Our last question comes from Bill Chappell at Truist Securities.

Davis Holcombe

Analyst

This is Davis Holcombe on for Bill Chappell. So we've been hearing from some other companies that the RTD coffee category is slowing, and we were just wondering how that might be impacting your business or the contracting process or your outlook going forward.

Scott Ford

Analyst

Yes. Well, one of the things that these guys at a large scale have is they have multiple places to have product manufactured. And so whether the market is growing 8% or shrinking 8%, just like in the single-serve cup example a minute ago, the important thing is that we take share. And then if the market grows over time, you take share in a growing market. That's how you really stack chips up. So we've been taking share and that share coming on is enough to double, triple, quadruple our earnings over the next short few number of years just from the share that we've won irrespective of what the category in the whole is doing.

Davis Holcombe

Analyst

Got it. Thank you.

Scott Ford

Analyst

And my point was on single-serve.
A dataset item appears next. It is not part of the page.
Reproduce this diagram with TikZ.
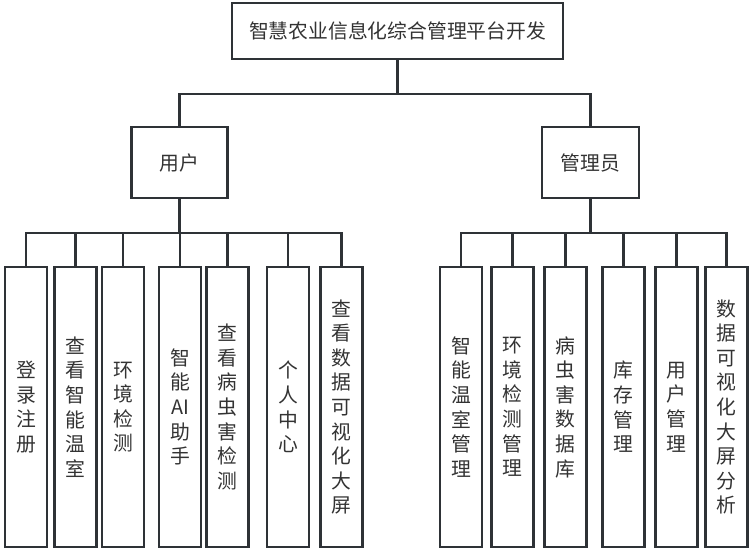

Single-serve can be growing 2%, and we're likely to grow 60% next year from share, right? It obfuscates in the short-term. And especially when you're turning something on, it dwarfs the leg in dwarfs the machinations of the movement underneath it.

Operator

Operator

Thank you. This concludes the question-and-answer session. I would now like to turn it back to Scott Ford for closing remarks.

Scott Ford

Analyst

Well, thank you, guys for getting on the phone. We appreciate it. Thank you for your questions. You know where we are. I'd be glad to answer any follow-ups that you've got. And we -- I know that this is a busy time of year, and we will wish you all a good evening. Thanks so much.

Operator

Operator

Thank you for your participation in today's conference. This does conclude the program. You may now disconnect.